This was the catalyst that set him out to find work he was passionate about: “it was probably the first decision I made that was based solely on what I wanted to do, where I wanted my life to go,” Elliott said.
And as he lived in Dothan, Alabama, where a Heavy Equipment Colleges campus is located, the fact that there was a college offering certification in just those sorts of things really piqued his interest.
Of course, it still wasn’t a straight shot from the office to the construction site. “I kind of limped along,” Elliott said, “I moved back home, and then I got a job in retail and did that for like a year. I got my MBA, whatever that’s worth … It’s hard to find a job with just a degree. I know; I have two.” By the time he was working as a car salesman, he ended up inheriting his father’s house. As Elliott described it, it was “a little two-bed, one-bath that was in pretty bad shape, but … hey, it’s not worthless — even if it is all beat up and not so good … I’ve never done a whole lot of construction, but that was how I got started, was that house.”

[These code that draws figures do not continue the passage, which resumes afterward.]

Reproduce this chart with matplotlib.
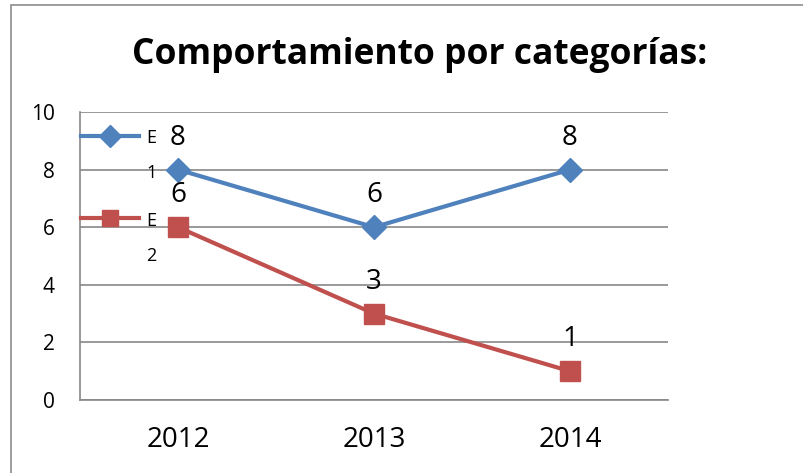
import matplotlib
matplotlib.use("Agg")
import matplotlib.pyplot as plt
from matplotlib.offsetbox import HPacker
from matplotlib.patches import Rectangle

plt.rcParams["font.family"] = ["Open Sans", "DejaVu Sans"]

YEARS = ["2012", "2013", "2014"]
E1 = [8, 6, 8]
E2 = [6, 3, 1]
LABELS = ["E\n1", "E\n2"]
TITLE = "Comportamiento por categorías:"

BLUE = "#4F81BD"
RED = "#C0504D"
GRID = "#878787"

fig = plt.figure(figsize=(8.04, 4.73), dpi=100)
ax = fig.add_axes([80 / 804, 1 - 400 / 473, 588 / 804, 288 / 473])

x = range(len(YEARS))
ax.plot(x, E1, color=BLUE, lw=3, marker="D", ms=12, label=LABELS[0])
ax.plot(x, E2, color=RED, lw=3, marker="s", ms=15, label=LABELS[1])

for vals in (E1, E2):
    for xi, v in zip(x, vals):
        ax.annotate(str(v), (xi, v), xytext=(0, 23), textcoords="offset points",
                    ha="center", va="center", fontsize=20)

ax.set_xlim(-0.5, 2.5)
ax.set_ylim(0, 10)
ax.set_yticks(range(0, 11, 2))
ax.set_xticks(list(x))
ax.set_xticklabels(YEARS)
ax.tick_params(axis="x", length=0, pad=19, labelsize=20)
ax.tick_params(axis="y", length=0, pad=18, labelsize=15)
ax.grid(axis="y", color=GRID, lw=1.2)
ax.set_axisbelow(True)
for s in ("top", "right"):
    ax.spines[s].set_visible(False)
for s in ("left", "bottom"):
    ax.spines[s].set_color(GRID)
    ax.spines[s].set_linewidth(1.2)

leg = ax.legend(loc="upper left", bbox_to_anchor=(-0.01, 0.965), frameon=False,
                fontsize=13, handlelength=3.2, handletextpad=0.4,
                labelspacing=1.65, borderaxespad=0)
for t in leg.get_texts():
    t.set_linespacing(2.2)
# put the line next to the first text row ("E"), like the original
for hp in leg.findobj(HPacker):
    hp.align = "top"
for h in leg.legend_handles:
    h.set_markersize(11)

fig.text(0.522, 1 - 55 / 473, TITLE, ha="center", va="center",
         fontsize=25.5, fontweight="bold")

fig.patches.append(Rectangle((11 / 804, -0.1), 1.1, 1 - 5 / 473 + 0.1,
                             transform=fig.transFigure, fill=False,
                             edgecolor="#8c8c8c", lw=1.2))

fig.savefig("out.png", dpi=100)
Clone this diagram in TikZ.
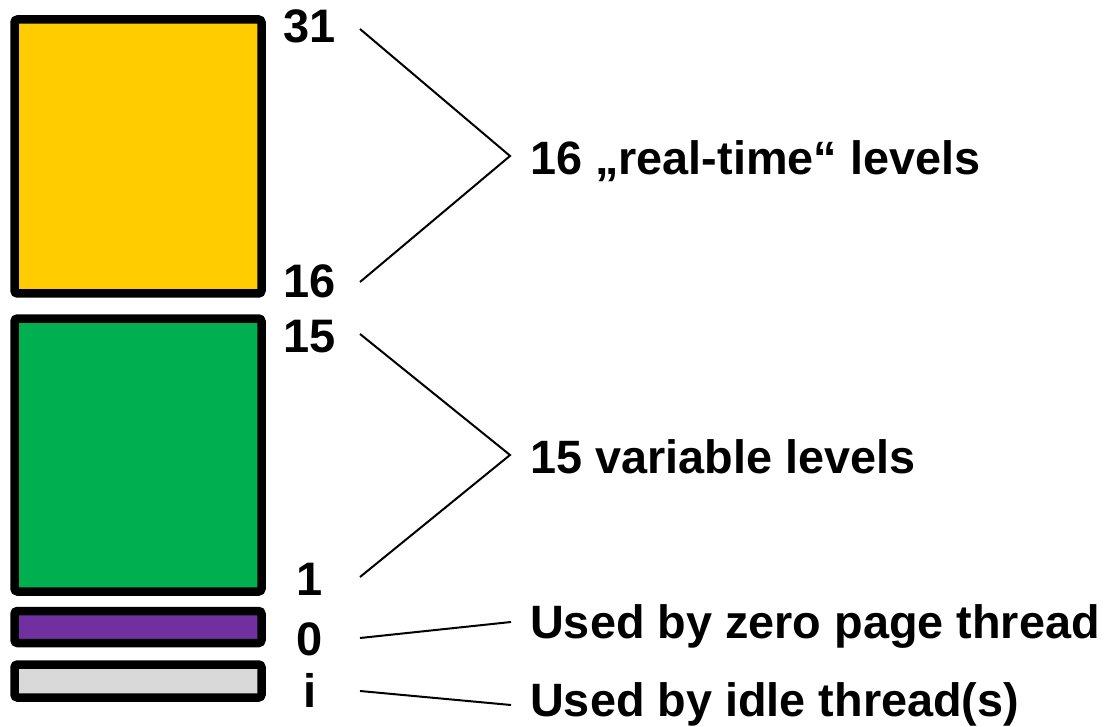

It was also through that house he came to his first paying construction job — and though he enjoyed what he was doing, he found that the position stagnated, and there wasn’t much further he could go. So he made another decision and started trying new jobs again, from installing doors to air conditioning and finally to a seasonal job he found at a job fair, grading the quality of peanuts for the state. (Don’t forget, that one’s important.)
Across the road from this job, there was a construction project going on. One morning, while he was talking outside with his supervisor, she noticed him watching the site and commented on how he must really like that sort of thing. “Yeah,” he said, “it’s just amazing how those machines are so powerful, what they can do with them.” So she told him, “well you need to go check out that college.
He made an appointment to talk to a recruiter at Heavy Equipment Colleges and ask about their programs. As the recruiter went over the program options, he said to Elliott, “let me ask you, do you want to stay here, or do you want to go make some money?” And Elliott said to him, “I wanna go make some money!” So, after doing some further market research, he decided on the Crane Operator certificate — he saw that crane operators were in demand and highly specialized, even on the brink of requiring an OSHA-mandated NCCCO card (many states already require it).
Now this is where Climb came in, to help with the financing. Elliott did his research, calling various places to see what his options were, and was told he needed someone specialized in tuition assistance. According to him: “Climb came and in gave me a good rate — of course I’ve got good credit, and that helps … The big thing was, I needed that check, so that way I could actually go to school.”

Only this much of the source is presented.